▸ Your goal: Please write the listing below out again exactly, leaving every picture behind.

▸ Information shown:
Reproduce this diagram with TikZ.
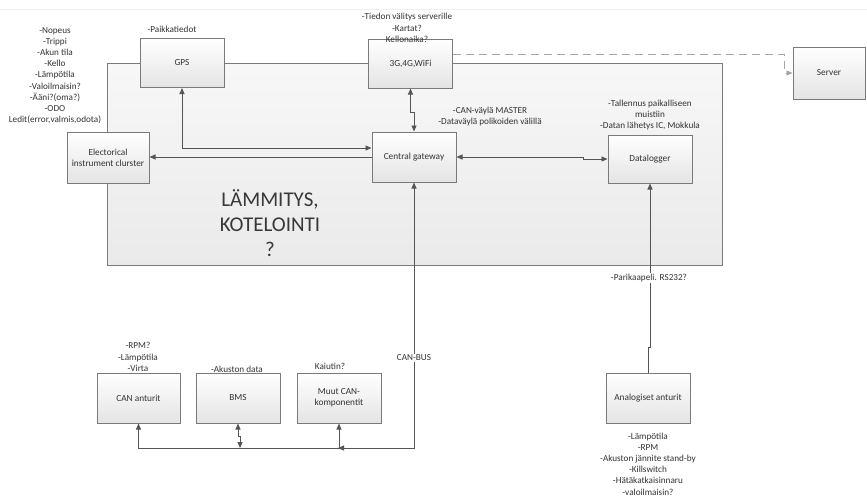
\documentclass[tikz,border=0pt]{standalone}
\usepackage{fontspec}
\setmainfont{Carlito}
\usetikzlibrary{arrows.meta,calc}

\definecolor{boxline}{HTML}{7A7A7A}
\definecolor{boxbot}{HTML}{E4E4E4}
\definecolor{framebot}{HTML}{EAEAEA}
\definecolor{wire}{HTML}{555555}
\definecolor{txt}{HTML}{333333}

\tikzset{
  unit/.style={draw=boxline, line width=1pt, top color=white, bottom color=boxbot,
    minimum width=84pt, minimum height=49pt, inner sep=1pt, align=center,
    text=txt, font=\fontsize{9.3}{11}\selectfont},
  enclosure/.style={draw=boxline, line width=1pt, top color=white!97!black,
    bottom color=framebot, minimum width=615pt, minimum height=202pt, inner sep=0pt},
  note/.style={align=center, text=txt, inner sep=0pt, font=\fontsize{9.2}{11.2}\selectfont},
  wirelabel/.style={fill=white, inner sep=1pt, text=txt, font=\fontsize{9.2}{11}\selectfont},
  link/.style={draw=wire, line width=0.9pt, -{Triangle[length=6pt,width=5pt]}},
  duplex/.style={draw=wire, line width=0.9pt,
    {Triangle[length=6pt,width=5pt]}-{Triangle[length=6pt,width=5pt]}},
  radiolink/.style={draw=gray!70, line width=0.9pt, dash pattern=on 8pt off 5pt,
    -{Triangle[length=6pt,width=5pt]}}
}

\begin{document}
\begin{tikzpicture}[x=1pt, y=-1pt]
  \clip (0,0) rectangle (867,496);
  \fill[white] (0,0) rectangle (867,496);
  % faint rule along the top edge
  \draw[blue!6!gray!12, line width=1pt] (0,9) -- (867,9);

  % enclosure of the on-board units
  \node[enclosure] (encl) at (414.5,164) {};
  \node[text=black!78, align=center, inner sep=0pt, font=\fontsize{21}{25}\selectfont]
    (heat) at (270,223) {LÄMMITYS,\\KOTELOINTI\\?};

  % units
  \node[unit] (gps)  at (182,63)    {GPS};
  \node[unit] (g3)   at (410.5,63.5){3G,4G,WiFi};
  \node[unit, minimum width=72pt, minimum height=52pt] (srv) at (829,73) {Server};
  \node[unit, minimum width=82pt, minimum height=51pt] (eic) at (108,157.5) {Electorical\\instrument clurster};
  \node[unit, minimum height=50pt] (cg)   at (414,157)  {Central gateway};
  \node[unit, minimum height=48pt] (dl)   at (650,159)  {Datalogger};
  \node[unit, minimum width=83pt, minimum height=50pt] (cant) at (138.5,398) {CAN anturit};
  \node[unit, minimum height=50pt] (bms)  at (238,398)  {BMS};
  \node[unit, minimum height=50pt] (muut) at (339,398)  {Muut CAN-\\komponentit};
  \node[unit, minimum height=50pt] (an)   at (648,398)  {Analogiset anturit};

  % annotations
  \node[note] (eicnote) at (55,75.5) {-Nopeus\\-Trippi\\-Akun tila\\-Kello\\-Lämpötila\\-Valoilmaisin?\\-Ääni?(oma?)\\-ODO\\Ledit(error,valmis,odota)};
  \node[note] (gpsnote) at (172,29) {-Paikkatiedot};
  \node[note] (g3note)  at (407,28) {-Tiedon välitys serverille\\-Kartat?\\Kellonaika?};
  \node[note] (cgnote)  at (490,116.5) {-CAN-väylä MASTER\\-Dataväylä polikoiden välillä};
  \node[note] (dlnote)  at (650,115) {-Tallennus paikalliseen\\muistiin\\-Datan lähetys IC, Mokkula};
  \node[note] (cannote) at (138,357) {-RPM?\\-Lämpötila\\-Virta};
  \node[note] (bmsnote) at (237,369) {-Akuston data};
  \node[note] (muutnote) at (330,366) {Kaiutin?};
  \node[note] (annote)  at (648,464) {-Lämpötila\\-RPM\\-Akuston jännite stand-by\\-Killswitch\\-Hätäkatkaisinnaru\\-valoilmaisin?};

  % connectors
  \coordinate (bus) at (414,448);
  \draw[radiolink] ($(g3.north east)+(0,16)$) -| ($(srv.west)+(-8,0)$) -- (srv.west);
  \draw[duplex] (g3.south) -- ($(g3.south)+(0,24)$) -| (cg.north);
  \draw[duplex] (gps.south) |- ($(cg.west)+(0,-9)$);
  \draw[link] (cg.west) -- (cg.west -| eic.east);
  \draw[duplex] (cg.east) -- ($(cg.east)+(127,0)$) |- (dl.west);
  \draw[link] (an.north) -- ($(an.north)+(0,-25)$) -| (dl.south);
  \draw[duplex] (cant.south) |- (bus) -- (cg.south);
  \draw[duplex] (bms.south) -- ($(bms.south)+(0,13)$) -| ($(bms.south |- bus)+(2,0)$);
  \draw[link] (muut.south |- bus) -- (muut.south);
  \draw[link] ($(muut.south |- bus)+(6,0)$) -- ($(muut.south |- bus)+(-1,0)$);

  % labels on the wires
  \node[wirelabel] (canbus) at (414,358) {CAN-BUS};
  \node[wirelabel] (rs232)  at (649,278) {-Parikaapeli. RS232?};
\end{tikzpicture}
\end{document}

▸ Exercise output:
Reproduce this diagram with TikZ.
\documentclass[tikz,border=0pt]{standalone}
\usepackage{fontspec}
\setmainfont{Carlito}
\usetikzlibrary{arrows.meta,calc}

\definecolor{boxline}{HTML}{7A7A7A}
\definecolor{boxbot}{HTML}{E4E4E4}
\definecolor{framebot}{HTML}{EAEAEA}
\definecolor{wire}{HTML}{555555}
\definecolor{txt}{HTML}{333333}

\tikzset{
  unit/.style={draw=boxline, line width=1pt, top color=white, bottom color=boxbot,
    minimum width=84pt, minimum height=49pt, inner sep=1pt, align=center,
    text=txt, font=\fontsize{9.3}{11}\selectfont},
  enclosure/.style={draw=boxline, line width=1pt, top color=white!97!black,
    bottom color=framebot, minimum width=615pt, minimum height=202pt, inner sep=0pt},
  note/.style={align=center, text=txt, inner sep=0pt, font=\fontsize{9.2}{11.2}\selectfont},
  wirelabel/.style={fill=white, inner sep=1pt, text=txt, font=\fontsize{9.2}{11}\selectfont},
  link/.style={draw=wire, line width=0.9pt, -{Triangle[length=6pt,width=5pt]}},
  duplex/.style={draw=wire, line width=0.9pt,
    {Triangle[length=6pt,width=5pt]}-{Triangle[length=6pt,width=5pt]}},
  radiolink/.style={draw=gray!70, line width=0.9pt, dash pattern=on 8pt off 5pt,
    -{Triangle[length=6pt,width=5pt]}}
}

\begin{document}
\begin{tikzpicture}[x=1pt, y=-1pt]
  \clip (0,0) rectangle (867,496);
  \fill[white] (0,0) rectangle (867,496);
  % faint rule along the top edge
  \draw[blue!6!gray!12, line width=1pt] (0,9) -- (867,9);

  % enclosure of the on-board units
  \node[enclosure] (encl) at (414.5,164) {};
  \node[text=black!78, align=center, inner sep=0pt, font=\fontsize{21}{25}\selectfont]
    (heat) at (270,223) {LÄMMITYS,\\KOTELOINTI\\?};

  % units
  \node[unit] (gps)  at (182,63)    {GPS};
  \node[unit] (g3)   at (410.5,63.5){3G,4G,WiFi};
  \node[unit, minimum width=72pt, minimum height=52pt] (srv) at (829,73) {Server};
  \node[unit, minimum width=82pt, minimum height=51pt] (eic) at (108,157.5) {Electorical\\instrument clurster};
  \node[unit, minimum height=50pt] (cg)   at (414,157)  {Central gateway};
  \node[unit, minimum height=48pt] (dl)   at (650,159)  {Datalogger};
  \node[unit, minimum width=83pt, minimum height=50pt] (cant) at (138.5,398) {CAN anturit};
  \node[unit, minimum height=50pt] (bms)  at (238,398)  {BMS};
  \node[unit, minimum height=50pt] (muut) at (339,398)  {Muut CAN-\\komponentit};
  \node[unit, minimum height=50pt] (an)   at (648,398)  {Analogiset anturit};

  % annotations
  \node[note] (eicnote) at (55,75.5) {-Nopeus\\-Trippi\\-Akun tila\\-Kello\\-Lämpötila\\-Valoilmaisin?\\-Ääni?(oma?)\\-ODO\\Ledit(error,valmis,odota)};
  \node[note] (gpsnote) at (172,29) {-Paikkatiedot};
  \node[note] (g3note)  at (407,28) {-Tiedon välitys serverille\\-Kartat?\\Kellonaika?};
  \node[note] (cgnote)  at (490,116.5) {-CAN-väylä MASTER\\-Dataväylä polikoiden välillä};
  \node[note] (dlnote)  at (650,115) {-Tallennus paikalliseen\\muistiin\\-Datan lähetys IC, Mokkula};
  \node[note] (cannote) at (138,357) {-RPM?\\-Lämpötila\\-Virta};
  \node[note] (bmsnote) at (237,369) {-Akuston data};
  \node[note] (muutnote) at (330,366) {Kaiutin?};
  \node[note] (annote)  at (648,464) {-Lämpötila\\-RPM\\-Akuston jännite stand-by\\-Killswitch\\-Hätäkatkaisinnaru\\-valoilmaisin?};

  % connectors
  \coordinate (bus) at (414,448);
  \draw[radiolink] ($(g3.north east)+(0,16)$) -| ($(srv.west)+(-8,0)$) -- (srv.west);
  \draw[duplex] (g3.south) -- ($(g3.south)+(0,24)$) -| (cg.north);
  \draw[duplex] (gps.south) |- ($(cg.west)+(0,-9)$);
  \draw[link] (cg.west) -- (cg.west -| eic.east);
  \draw[duplex] (cg.east) -- ($(cg.east)+(127,0)$) |- (dl.west);
  \draw[link] (an.north) -- ($(an.north)+(0,-25)$) -| (dl.south);
  \draw[duplex] (cant.south) |- (bus) -- (cg.south);
  \draw[duplex] (bms.south) -- ($(bms.south)+(0,13)$) -| ($(bms.south |- bus)+(2,0)$);
  \draw[link] (muut.south |- bus) -- (muut.south);
  \draw[link] ($(muut.south |- bus)+(6,0)$) -- ($(muut.south |- bus)+(-1,0)$);

  % labels on the wires
  \node[wirelabel] (canbus) at (414,358) {CAN-BUS};
  \node[wirelabel] (rs232)  at (649,278) {-Parikaapeli. RS232?};
\end{tikzpicture}
\end{document}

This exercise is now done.